The techniques developed to check if inconsistent laboratories are detected either by outliers in the within-laboratory or in between-laboratory variability, have been implemented in the ILS package. As above mentioned, laboratories 1, 5 and 6 have provided different results from the remaining laboratories and should be detected as outliers. We use the datasets described in 2.2, the TG dataset that contains Thermogravimetric test results from 7 laboratories, while the DSC dataset contains results from 6 laboratories (excluding laboratory 1). First you estimate the functional statistics \(H(t)\) and \(K(t)\) by the function mandel.fqcs(), then you make the corresponding graphs in the defined functional space.

library(ILS)
data(TG, package = "ILS")
delta <- seq(from = 40 ,to = 850 ,length.out = 1000 )
fqcdata <- ils.fqcdata(TG, p = 7, argvals = delta)
mandel.tg <- mandel.fqcs(fqcdata,nb = 10)
plot(mandel.tg,legend = T,col=c(rep(3,5),1,1))

Figure 7: TG dataset: The right panels show the functional statistics \(H(x)\) (up) and \(K(x)\) (below) for each laboratory, whereas the left panels show the \(d_H\) (up) and \(d_K\) (below) test statistics for each laboratory.
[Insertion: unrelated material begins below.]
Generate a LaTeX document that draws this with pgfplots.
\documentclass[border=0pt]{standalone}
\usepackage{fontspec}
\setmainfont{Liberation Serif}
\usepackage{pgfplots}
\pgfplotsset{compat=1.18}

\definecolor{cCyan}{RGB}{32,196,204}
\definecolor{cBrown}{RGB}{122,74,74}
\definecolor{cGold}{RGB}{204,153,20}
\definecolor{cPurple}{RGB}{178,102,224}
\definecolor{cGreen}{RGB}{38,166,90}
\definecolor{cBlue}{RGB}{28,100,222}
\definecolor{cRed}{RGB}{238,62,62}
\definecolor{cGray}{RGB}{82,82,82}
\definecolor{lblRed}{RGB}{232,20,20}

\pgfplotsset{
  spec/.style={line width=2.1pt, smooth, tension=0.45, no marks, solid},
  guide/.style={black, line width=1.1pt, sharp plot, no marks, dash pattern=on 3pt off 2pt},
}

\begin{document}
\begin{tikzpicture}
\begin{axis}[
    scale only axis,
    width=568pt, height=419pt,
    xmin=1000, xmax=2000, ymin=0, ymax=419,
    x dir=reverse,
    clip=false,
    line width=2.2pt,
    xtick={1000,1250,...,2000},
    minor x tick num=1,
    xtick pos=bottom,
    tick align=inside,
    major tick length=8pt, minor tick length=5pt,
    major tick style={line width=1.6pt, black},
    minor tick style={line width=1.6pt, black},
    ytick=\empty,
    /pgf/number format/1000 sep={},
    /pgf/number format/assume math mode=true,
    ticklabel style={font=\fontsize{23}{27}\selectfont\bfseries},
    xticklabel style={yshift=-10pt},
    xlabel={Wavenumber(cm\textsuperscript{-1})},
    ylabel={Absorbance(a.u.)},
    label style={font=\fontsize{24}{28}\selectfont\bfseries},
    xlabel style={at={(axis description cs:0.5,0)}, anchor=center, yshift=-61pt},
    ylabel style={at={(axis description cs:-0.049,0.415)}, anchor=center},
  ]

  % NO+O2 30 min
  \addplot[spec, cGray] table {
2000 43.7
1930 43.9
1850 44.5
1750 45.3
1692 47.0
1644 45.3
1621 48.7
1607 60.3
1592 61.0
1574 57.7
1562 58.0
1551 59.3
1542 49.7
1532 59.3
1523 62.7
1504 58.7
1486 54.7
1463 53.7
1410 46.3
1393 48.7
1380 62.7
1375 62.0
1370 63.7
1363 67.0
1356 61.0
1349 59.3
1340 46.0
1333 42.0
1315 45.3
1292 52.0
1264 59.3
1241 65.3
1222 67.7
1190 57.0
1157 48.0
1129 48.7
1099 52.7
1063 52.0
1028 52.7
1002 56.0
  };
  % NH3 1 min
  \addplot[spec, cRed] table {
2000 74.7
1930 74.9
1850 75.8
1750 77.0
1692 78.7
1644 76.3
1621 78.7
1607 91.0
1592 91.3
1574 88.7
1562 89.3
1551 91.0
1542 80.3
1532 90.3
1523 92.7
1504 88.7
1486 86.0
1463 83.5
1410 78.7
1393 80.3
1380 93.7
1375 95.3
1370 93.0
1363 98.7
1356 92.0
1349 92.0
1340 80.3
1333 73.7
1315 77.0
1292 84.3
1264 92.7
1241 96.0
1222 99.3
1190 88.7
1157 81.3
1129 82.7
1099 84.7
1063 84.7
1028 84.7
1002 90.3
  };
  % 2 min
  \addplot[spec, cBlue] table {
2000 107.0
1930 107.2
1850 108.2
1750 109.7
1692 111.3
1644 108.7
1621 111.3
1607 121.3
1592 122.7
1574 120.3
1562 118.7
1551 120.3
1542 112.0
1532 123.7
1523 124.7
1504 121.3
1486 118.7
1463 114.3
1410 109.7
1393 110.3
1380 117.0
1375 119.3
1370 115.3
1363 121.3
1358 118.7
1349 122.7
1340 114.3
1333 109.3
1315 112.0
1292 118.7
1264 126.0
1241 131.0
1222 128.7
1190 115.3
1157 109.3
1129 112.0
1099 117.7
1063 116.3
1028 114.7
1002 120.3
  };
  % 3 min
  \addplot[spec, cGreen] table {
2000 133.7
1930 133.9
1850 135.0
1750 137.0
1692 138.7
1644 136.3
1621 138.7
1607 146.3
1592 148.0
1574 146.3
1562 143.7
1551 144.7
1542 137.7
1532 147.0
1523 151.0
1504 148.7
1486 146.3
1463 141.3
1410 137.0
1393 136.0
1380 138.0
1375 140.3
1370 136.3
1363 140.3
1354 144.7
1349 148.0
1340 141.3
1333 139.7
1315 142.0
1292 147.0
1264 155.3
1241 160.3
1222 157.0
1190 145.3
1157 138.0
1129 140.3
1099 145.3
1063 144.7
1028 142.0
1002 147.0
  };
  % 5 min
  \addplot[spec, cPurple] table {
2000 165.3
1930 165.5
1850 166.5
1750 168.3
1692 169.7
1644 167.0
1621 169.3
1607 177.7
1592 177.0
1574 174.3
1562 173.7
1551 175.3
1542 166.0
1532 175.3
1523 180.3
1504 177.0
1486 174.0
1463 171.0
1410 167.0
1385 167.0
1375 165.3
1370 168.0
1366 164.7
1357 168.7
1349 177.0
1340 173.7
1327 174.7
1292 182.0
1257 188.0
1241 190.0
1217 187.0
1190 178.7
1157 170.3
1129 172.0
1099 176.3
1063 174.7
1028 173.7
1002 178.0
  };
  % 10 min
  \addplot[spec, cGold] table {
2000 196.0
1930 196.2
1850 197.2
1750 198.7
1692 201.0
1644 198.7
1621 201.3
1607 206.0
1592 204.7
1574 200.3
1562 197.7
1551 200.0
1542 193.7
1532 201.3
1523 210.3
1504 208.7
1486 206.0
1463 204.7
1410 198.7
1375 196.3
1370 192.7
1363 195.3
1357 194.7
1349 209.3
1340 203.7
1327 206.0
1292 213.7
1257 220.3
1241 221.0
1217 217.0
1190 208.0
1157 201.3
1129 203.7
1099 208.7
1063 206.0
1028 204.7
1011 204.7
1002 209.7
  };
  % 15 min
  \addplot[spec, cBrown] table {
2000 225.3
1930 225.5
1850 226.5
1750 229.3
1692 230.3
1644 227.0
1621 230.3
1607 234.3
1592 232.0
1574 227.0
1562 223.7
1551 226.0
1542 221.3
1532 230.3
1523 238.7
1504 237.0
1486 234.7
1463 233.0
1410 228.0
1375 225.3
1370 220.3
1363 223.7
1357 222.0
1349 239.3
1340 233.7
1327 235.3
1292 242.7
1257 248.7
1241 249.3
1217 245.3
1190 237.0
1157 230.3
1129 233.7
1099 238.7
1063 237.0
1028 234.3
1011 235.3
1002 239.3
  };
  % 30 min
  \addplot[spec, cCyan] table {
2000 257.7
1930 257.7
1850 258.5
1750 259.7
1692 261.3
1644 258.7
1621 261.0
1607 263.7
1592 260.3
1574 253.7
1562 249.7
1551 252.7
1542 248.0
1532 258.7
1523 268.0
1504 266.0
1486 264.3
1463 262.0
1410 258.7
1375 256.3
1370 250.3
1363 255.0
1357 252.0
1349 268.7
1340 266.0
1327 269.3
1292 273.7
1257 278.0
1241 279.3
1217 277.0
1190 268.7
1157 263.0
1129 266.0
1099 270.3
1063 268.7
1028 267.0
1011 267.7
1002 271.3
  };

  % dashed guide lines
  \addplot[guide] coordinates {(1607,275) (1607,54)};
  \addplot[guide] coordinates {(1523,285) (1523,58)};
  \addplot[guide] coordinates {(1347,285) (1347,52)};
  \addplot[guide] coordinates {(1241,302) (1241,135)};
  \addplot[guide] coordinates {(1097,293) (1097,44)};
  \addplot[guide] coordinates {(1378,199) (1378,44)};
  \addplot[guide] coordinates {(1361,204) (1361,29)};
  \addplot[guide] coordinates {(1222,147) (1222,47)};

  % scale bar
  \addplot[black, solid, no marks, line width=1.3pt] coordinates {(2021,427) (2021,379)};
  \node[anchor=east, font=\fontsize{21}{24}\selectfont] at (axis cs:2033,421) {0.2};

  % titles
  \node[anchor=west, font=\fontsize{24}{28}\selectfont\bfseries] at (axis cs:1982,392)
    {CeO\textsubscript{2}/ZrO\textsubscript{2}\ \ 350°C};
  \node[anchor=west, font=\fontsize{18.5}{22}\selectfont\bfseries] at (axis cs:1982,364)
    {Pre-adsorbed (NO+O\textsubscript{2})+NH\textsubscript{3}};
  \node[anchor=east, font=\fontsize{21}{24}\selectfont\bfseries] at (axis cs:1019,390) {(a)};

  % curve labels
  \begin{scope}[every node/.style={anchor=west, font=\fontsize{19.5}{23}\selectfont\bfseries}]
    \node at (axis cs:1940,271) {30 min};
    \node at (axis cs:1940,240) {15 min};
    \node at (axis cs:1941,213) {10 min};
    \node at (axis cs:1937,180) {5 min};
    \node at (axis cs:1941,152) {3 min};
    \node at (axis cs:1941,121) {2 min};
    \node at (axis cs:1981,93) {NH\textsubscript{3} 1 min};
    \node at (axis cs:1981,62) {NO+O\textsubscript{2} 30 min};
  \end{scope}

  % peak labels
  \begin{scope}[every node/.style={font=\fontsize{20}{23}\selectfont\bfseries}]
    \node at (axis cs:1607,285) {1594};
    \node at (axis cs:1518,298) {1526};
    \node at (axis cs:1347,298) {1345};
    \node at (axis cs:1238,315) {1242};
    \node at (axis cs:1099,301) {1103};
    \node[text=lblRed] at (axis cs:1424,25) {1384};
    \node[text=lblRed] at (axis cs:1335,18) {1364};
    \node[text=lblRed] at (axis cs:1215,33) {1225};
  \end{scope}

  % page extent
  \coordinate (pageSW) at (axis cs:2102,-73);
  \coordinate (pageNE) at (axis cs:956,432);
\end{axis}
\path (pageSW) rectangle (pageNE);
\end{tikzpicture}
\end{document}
Figure 7, shows both the \(K(t)\) and \(H(t)\) statistics for each laboratory, as well as the \(d_K\) and \(d_H\) contrast statistics. The control limit between short lines is constructed at a significance level \(\alpha = 0.01\) corresponding to the critical values \(c_K\) and \(c_H\). The following code refers to the use of the ILS package into the TG dataset.

data(DSC, package = "ILS")
fqcdata.dsc <- ils.fqcdata(DSC, p = 6, index.laboratory = paste("Lab",2:7), 
                           argvals = delta)
mandel.dsc <- mandel.fqcs(fqcdata.dsc,nb = 10)
plot(mandel.dsc,legend = F,col=c(rep(3,4),1,3))

Figure 8: DSC dataset: The right panels show the functional statistics \(H(x)\) (up) and \(K(x)\) (below) for each laboratory, whereas the left panels show the \(d_H\) (up) and \(d_K\) (below) test statistics for each laboratory.

Interlaboratory Study defined by the DSC dataset. Thus, Figure 8 shows that repeatability hypothesis was not reject. Otherwise, the reproducibility’s hypothesis was rejected in the case of laboratory 6 (see Figure 8), that is properly detected as an outlier.